THE REQUEST: Set the listing down unchanged, minus every embedded image.

Stored data entries:
══════════════════════════════
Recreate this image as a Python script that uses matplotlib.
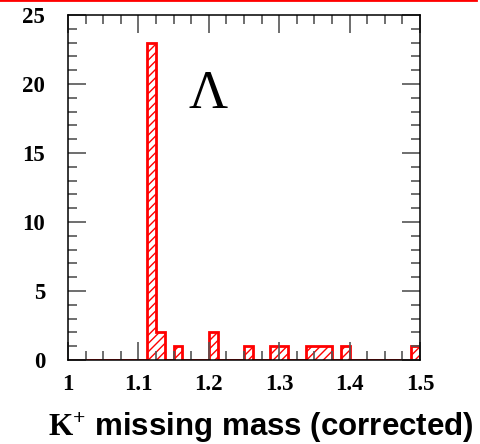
import matplotlib
matplotlib.use("Agg")
import matplotlib.pyplot as plt
import numpy as np
from matplotlib.ticker import MultipleLocator

plt.rcParams["mathtext.fontset"] = "custom"
plt.rcParams["mathtext.bf"] = "Liberation Serif:bold"
plt.rcParams["mathtext.rm"] = "Liberation Serif"
plt.rcParams["hatch.linewidth"] = 1.0

# 40 bins of 12.5 MeV between 1.0 and 1.5 GeV
edges = np.linspace(1.0, 1.5, 41)
counts = [0, 0, 0, 0, 0, 0, 0, 0, 0, 23,
          2, 0, 1, 0, 0, 0, 2, 0, 0, 0,
          1, 0, 0, 1, 1, 0, 0, 1, 1, 1,
          0, 1, 0, 0, 0, 0, 0, 0, 0, 1]
xticks = [1.0, 1.1, 1.2, 1.3, 1.4, 1.5]
xticklabels = ["1", "1.1", "1.2", "1.3", "1.4", "1.5"]
yticks = [0, 5, 10, 15, 20, 25]

fig = plt.figure(figsize=(4.8, 4.44), dpi=100)
ax = fig.add_axes([68 / 480, 1 - 360 / 444, 352 / 480, 345 / 444])

ax.stairs(counts, edges, fill=True, facecolor="white", edgecolor="red",
          hatch="////", linewidth=0, zorder=1)
ax.stairs(counts, edges, fill=False, color="red", linewidth=2.0, zorder=1.5)

ax.set_xlim(1.0, 1.5)
ax.set_ylim(0, 25)
ax.set_xticks(xticks)
ax.set_xticklabels(xticklabels)
ax.set_yticks(yticks)
ax.xaxis.set_minor_locator(MultipleLocator(0.025))
ax.yaxis.set_minor_locator(MultipleLocator(1))
ax.tick_params(which="both", direction="in", top=True, right=True,
               color="#555555", width=1.2)
ax.tick_params(which="major", length=13)
ax.tick_params(which="minor", length=6.5)
ax.tick_params(axis="x", which="major", pad=10)
ax.tick_params(axis="y", which="major", pad=16.5)
for lbl in ax.get_xticklabels() + ax.get_yticklabels():
    lbl.set_fontfamily("Liberation Serif")
    lbl.set_fontweight("bold")
    lbl.set_fontsize(16.5)
for s in ax.spines.values():
    s.set_linewidth(1.1)
    s.set_color("black")

ax.text(0.398, 0.7304, "\u039b", transform=ax.transAxes, ha="center",
        va="baseline", fontsize=39, family="Liberation Serif")

fig.text(261 / 480, 1 - 435.5 / 444, r"$\mathbf{K^{+}}$ missing mass (corrected)",
         ha="center", va="baseline", fontsize=22.5, family="Liberation Sans",
         weight="bold")

fig.add_artist(plt.Line2D([0, 476 / 480], [0.999, 0.999], color="red",
                          linewidth=2, transform=fig.transFigure))

fig.savefig("out.png", dpi=100)
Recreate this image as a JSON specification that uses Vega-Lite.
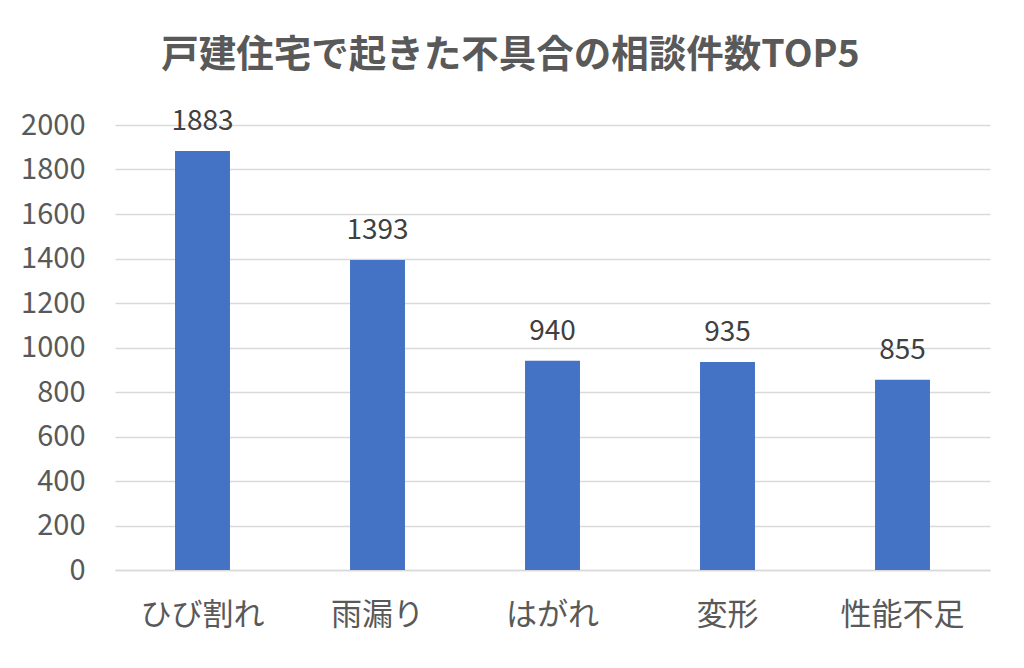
{
  "$schema": "https://vega.github.io/schema/vega-lite/v6.json",
  "autosize": "none",
  "width": 875,
  "height": 445,
  "padding": {"left": 115, "top": 125, "right": 34, "bottom": 98},
  "background": "white",
  "title": {
    "text": "戸建住宅で起きた不具合の相談件数TOP5",
    "font": "Noto Sans CJK JP",
    "fontSize": 37.5,
    "fontWeight": "bold",
    "color": "#595959",
    "anchor": "middle",
    "dx": -42,
    "offset": 34
  },
  "data": {
    "values": [
      {"category": "ひび割れ", "count": 1883},
      {"category": "雨漏り", "count": 1393},
      {"category": "はがれ", "count": 940},
      {"category": "変形", "count": 935},
      {"category": "性能不足", "count": 855}
    ]
  },
  "config": {
    "view": {"stroke": null},
    "font": "Noto Sans CJK JP"
  },
  "encoding": {
    "x": {
      "field": "category",
      "type": "nominal",
      "sort": null,
      "scale": {"paddingInner": 0.686, "paddingOuter": 0.343},
      "axis": {
        "title": null,
        "labelAngle": 0,
        "labelFontSize": 31,
        "labelColor": "#595959",
        "labelPadding": 30,
        "ticks": false,
        "domainColor": "#d9d9d9",
        "domainWidth": 1.5,
        "labelFont": "Noto Sans CJK JP"
      }
    },
    "y": {
      "field": "count",
      "type": "quantitative",
      "scale": {"domain": [0, 2000]},
      "axis": {
        "title": null,
        "format": "d",
        "values": [0, 200, 400, 600, 800, 1000, 1200, 1400, 1600, 1800, 2000],
        "labelFontSize": 29,
        "labelColor": "#595959",
        "labelPadding": 30,
        "ticks": false,
        "domain": false,
        "gridColor": "#d9d9d9",
        "gridWidth": 1.5,
        "labelFont": "Noto Sans CJK JP"
      }
    }
  },
  "layer": [
    {"mark": {"type": "bar", "color": "#4472C4"}},
    {
      "mark": {
        "type": "text",
        "baseline": "bottom",
        "dy": -15,
        "fontSize": 28,
        "color": "#404040",
        "font": "Noto Sans CJK JP"
      },
      "encoding": {"text": {"field": "count", "type": "quantitative"}}
    }
  ]
}
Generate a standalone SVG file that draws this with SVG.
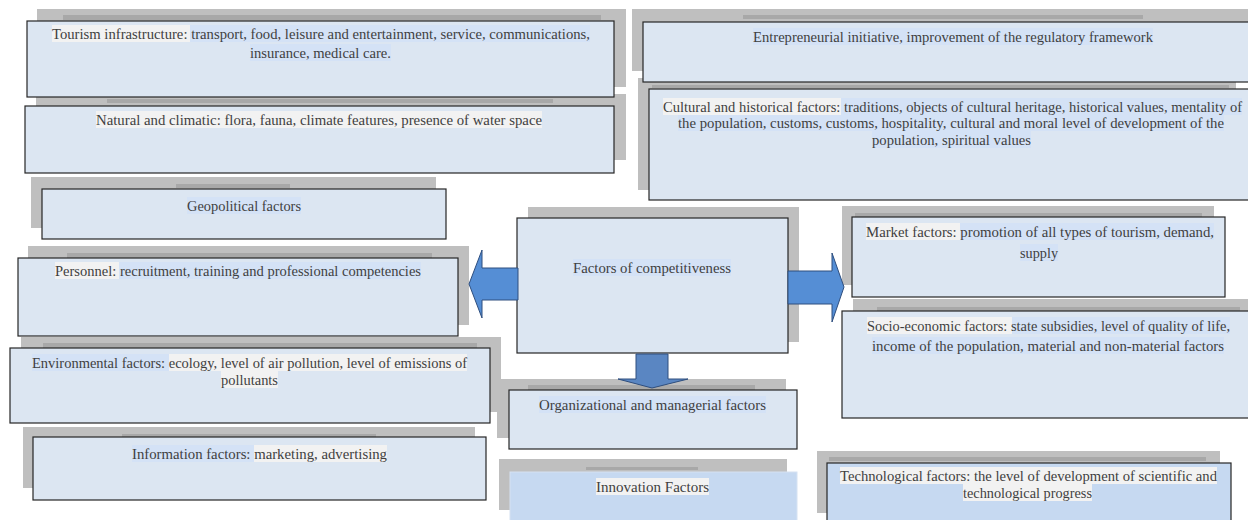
══════════════════════════════
OUTPUT FOR THIS TASK:
Recreate this image as a Python script that uses matplotlib.
import matplotlib
matplotlib.use("Agg")
import matplotlib.pyplot as plt
import numpy as np
from matplotlib.ticker import MultipleLocator

plt.rcParams["mathtext.fontset"] = "custom"
plt.rcParams["mathtext.bf"] = "Liberation Serif:bold"
plt.rcParams["mathtext.rm"] = "Liberation Serif"
plt.rcParams["hatch.linewidth"] = 1.0

# 40 bins of 12.5 MeV between 1.0 and 1.5 GeV
edges = np.linspace(1.0, 1.5, 41)
counts = [0, 0, 0, 0, 0, 0, 0, 0, 0, 23,
          2, 0, 1, 0, 0, 0, 2, 0, 0, 0,
          1, 0, 0, 1, 1, 0, 0, 1, 1, 1,
          0, 1, 0, 0, 0, 0, 0, 0, 0, 1]
xticks = [1.0, 1.1, 1.2, 1.3, 1.4, 1.5]
xticklabels = ["1", "1.1", "1.2", "1.3", "1.4", "1.5"]
yticks = [0, 5, 10, 15, 20, 25]

fig = plt.figure(figsize=(4.8, 4.44), dpi=100)
ax = fig.add_axes([68 / 480, 1 - 360 / 444, 352 / 480, 345 / 444])

ax.stairs(counts, edges, fill=True, facecolor="white", edgecolor="red",
          hatch="////", linewidth=0, zorder=1)
ax.stairs(counts, edges, fill=False, color="red", linewidth=2.0, zorder=1.5)

ax.set_xlim(1.0, 1.5)
ax.set_ylim(0, 25)
ax.set_xticks(xticks)
ax.set_xticklabels(xticklabels)
ax.set_yticks(yticks)
ax.xaxis.set_minor_locator(MultipleLocator(0.025))
ax.yaxis.set_minor_locator(MultipleLocator(1))
ax.tick_params(which="both", direction="in", top=True, right=True,
               color="#555555", width=1.2)
ax.tick_params(which="major", length=13)
ax.tick_params(which="minor", length=6.5)
ax.tick_params(axis="x", which="major", pad=10)
ax.tick_params(axis="y", which="major", pad=16.5)
for lbl in ax.get_xticklabels() + ax.get_yticklabels():
    lbl.set_fontfamily("Liberation Serif")
    lbl.set_fontweight("bold")
    lbl.set_fontsize(16.5)
for s in ax.spines.values():
    s.set_linewidth(1.1)
    s.set_color("black")

ax.text(0.398, 0.7304, "\u039b", transform=ax.transAxes, ha="center",
        va="baseline", fontsize=39, family="Liberation Serif")

fig.text(261 / 480, 1 - 435.5 / 444, r"$\mathbf{K^{+}}$ missing mass (corrected)",
         ha="center", va="baseline", fontsize=22.5, family="Liberation Sans",
         weight="bold")

fig.add_artist(plt.Line2D([0, 476 / 480], [0.999, 0.999], color="red",
                          linewidth=2, transform=fig.transFigure))

fig.savefig("out.png", dpi=100)
Recreate this image as a JSON specification that uses Vega-Lite.
{
  "$schema": "https://vega.github.io/schema/vega-lite/v6.json",
  "autosize": "none",
  "width": 875,
  "height": 445,
  "padding": {"left": 115, "top": 125, "right": 34, "bottom": 98},
  "background": "white",
  "title": {
    "text": "戸建住宅で起きた不具合の相談件数TOP5",
    "font": "Noto Sans CJK JP",
    "fontSize": 37.5,
    "fontWeight": "bold",
    "color": "#595959",
    "anchor": "middle",
    "dx": -42,
    "offset": 34
  },
  "data": {
    "values": [
      {"category": "ひび割れ", "count": 1883},
      {"category": "雨漏り", "count": 1393},
      {"category": "はがれ", "count": 940},
      {"category": "変形", "count": 935},
      {"category": "性能不足", "count": 855}
    ]
  },
  "config": {
    "view": {"stroke": null},
    "font": "Noto Sans CJK JP"
  },
  "encoding": {
    "x": {
      "field": "category",
      "type": "nominal",
      "sort": null,
      "scale": {"paddingInner": 0.686, "paddingOuter": 0.343},
      "axis": {
        "title": null,
        "labelAngle": 0,
        "labelFontSize": 31,
        "labelColor": "#595959",
        "labelPadding": 30,
        "ticks": false,
        "domainColor": "#d9d9d9",
        "domainWidth": 1.5,
        "labelFont": "Noto Sans CJK JP"
      }
    },
    "y": {
      "field": "count",
      "type": "quantitative",
      "scale": {"domain": [0, 2000]},
      "axis": {
        "title": null,
        "format": "d",
        "values": [0, 200, 400, 600, 800, 1000, 1200, 1400, 1600, 1800, 2000],
        "labelFontSize": 29,
        "labelColor": "#595959",
        "labelPadding": 30,
        "ticks": false,
        "domain": false,
        "gridColor": "#d9d9d9",
        "gridWidth": 1.5,
        "labelFont": "Noto Sans CJK JP"
      }
    }
  },
  "layer": [
    {"mark": {"type": "bar", "color": "#4472C4"}},
    {
      "mark": {
        "type": "text",
        "baseline": "bottom",
        "dy": -15,
        "fontSize": 28,
        "color": "#404040",
        "font": "Noto Sans CJK JP"
      },
      "encoding": {"text": {"field": "count", "type": "quantitative"}}
    }
  ]
}
Generate a standalone SVG file that draws this with SVG.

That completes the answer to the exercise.